- **OBJECTIVE**: Set down, word for word, only the lines from the start of the records through the line bearing "plt.rcParams['font.family'] = ['Liberation"; include no pictures.

╭─ RECORDS SHOWN

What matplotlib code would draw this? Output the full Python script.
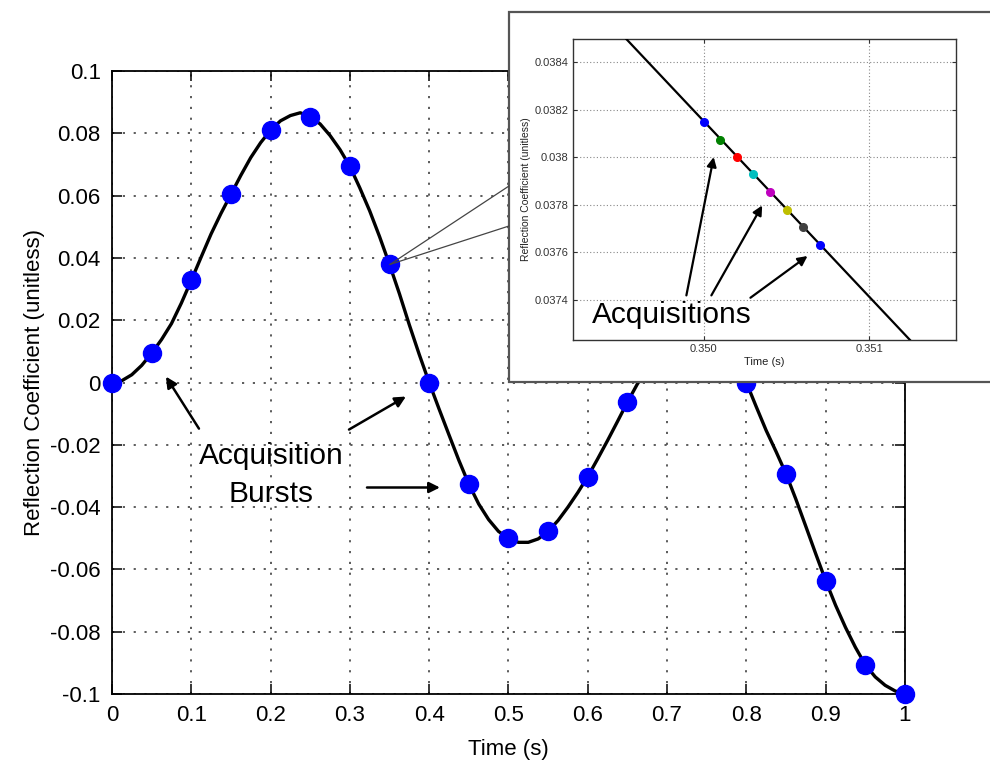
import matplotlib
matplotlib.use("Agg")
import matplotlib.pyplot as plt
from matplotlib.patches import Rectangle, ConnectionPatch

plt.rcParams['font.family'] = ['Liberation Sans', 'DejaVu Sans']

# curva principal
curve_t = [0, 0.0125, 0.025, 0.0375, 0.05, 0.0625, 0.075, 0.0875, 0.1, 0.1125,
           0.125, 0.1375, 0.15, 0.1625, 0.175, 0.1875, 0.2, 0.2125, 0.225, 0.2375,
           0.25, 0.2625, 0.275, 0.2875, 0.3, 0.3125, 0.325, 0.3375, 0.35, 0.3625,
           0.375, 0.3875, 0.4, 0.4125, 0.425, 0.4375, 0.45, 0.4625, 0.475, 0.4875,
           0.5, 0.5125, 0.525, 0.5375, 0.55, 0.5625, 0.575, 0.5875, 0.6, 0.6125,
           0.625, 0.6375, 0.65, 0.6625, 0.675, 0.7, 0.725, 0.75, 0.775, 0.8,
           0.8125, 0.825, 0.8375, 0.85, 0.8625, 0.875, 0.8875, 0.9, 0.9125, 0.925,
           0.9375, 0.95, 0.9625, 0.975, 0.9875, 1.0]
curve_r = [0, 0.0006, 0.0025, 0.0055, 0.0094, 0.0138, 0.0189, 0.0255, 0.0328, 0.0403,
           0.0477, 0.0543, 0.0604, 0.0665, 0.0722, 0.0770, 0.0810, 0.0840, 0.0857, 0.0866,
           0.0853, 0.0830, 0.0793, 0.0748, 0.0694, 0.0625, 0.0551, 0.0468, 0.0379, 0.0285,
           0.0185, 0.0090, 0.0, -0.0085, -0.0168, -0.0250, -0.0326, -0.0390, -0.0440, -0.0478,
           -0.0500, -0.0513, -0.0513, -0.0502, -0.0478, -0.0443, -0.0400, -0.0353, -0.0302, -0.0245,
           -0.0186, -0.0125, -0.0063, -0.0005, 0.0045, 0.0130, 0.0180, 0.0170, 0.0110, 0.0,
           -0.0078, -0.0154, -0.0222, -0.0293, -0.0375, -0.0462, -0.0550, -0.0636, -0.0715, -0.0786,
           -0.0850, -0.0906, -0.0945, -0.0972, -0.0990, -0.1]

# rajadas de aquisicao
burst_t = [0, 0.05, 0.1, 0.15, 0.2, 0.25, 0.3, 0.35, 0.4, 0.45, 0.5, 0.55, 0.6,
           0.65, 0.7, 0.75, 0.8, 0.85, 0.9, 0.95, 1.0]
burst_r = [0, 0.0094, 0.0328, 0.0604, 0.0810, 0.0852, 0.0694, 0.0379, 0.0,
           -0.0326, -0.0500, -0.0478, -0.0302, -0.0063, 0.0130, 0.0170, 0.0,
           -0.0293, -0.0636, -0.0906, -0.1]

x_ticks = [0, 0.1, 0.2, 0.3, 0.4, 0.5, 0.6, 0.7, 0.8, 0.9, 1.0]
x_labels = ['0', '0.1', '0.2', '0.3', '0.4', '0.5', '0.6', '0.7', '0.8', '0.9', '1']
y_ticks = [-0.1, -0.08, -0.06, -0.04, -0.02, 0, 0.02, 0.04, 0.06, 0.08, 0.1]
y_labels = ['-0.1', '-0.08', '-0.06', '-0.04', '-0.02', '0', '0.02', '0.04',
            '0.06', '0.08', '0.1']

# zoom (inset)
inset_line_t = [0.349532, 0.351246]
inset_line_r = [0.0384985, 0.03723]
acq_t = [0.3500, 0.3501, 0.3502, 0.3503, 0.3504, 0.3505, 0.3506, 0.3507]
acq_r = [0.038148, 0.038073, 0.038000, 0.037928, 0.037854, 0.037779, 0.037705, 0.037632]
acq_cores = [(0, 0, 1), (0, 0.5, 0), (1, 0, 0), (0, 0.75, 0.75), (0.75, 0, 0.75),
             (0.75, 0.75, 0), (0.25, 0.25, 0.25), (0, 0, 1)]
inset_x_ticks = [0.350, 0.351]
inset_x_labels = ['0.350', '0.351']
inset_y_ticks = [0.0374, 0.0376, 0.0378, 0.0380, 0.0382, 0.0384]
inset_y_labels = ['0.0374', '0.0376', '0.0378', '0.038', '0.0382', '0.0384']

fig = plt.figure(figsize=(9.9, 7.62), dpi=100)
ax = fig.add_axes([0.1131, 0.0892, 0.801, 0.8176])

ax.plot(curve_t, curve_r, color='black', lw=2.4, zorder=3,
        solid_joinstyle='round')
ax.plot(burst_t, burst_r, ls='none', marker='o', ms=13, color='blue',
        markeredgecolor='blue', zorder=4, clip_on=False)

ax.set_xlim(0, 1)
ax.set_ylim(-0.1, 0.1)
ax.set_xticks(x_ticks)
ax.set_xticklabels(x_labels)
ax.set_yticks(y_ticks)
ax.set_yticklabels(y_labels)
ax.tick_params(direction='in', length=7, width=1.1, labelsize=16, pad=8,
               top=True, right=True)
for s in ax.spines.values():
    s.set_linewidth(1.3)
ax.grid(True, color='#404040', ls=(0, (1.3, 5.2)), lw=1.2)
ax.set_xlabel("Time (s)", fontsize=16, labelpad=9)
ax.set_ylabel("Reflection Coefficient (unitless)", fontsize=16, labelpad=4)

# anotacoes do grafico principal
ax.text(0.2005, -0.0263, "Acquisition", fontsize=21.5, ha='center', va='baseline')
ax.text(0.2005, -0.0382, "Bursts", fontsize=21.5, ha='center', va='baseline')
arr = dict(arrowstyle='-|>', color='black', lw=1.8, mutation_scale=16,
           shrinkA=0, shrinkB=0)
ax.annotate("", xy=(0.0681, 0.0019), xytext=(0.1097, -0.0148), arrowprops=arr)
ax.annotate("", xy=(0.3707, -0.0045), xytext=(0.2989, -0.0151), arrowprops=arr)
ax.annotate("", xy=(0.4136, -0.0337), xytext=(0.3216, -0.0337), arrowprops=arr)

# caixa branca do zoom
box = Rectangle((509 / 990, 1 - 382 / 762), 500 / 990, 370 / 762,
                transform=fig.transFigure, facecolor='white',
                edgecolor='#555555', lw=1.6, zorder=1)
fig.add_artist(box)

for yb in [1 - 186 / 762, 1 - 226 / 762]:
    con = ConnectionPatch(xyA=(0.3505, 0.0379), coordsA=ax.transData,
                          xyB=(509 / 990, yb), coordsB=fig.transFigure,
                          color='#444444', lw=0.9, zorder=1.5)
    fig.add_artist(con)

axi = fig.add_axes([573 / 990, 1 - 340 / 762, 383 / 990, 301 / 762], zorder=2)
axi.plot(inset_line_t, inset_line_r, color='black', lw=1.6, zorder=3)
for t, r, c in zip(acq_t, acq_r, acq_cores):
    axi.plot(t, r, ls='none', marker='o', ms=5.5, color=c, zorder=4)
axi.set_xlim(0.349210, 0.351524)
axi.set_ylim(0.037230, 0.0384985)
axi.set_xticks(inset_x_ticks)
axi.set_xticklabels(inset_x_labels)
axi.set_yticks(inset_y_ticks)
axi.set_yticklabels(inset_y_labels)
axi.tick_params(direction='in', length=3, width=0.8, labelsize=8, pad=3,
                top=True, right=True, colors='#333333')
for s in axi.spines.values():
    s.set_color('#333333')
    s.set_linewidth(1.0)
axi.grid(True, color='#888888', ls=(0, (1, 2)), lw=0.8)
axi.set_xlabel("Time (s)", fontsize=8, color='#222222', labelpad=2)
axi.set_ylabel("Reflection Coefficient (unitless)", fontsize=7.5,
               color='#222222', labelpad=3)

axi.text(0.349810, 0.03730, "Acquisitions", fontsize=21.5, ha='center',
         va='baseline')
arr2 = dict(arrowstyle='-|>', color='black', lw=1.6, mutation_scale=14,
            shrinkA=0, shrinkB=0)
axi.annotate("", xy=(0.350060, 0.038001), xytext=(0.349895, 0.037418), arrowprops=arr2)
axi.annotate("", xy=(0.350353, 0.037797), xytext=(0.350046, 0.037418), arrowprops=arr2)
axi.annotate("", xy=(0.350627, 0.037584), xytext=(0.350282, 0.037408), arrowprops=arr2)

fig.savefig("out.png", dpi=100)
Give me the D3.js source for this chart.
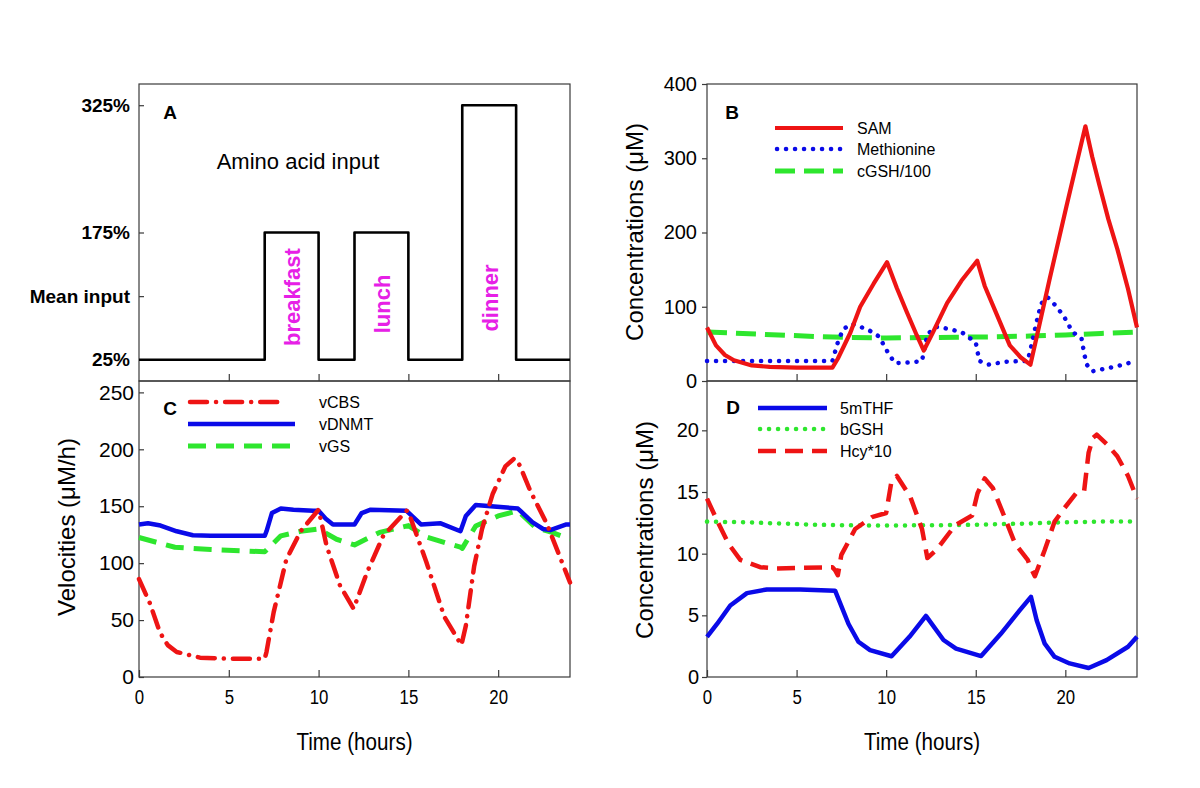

╰─

- **OUTPUT FOR THIS EXERCISE**:
What matplotlib code would draw this? Output the full Python script.
import matplotlib
matplotlib.use("Agg")
import matplotlib.pyplot as plt
from matplotlib.patches import Rectangle, ConnectionPatch

plt.rcParams['font.family'] = ['Liberation Sans', 'DejaVu Sans']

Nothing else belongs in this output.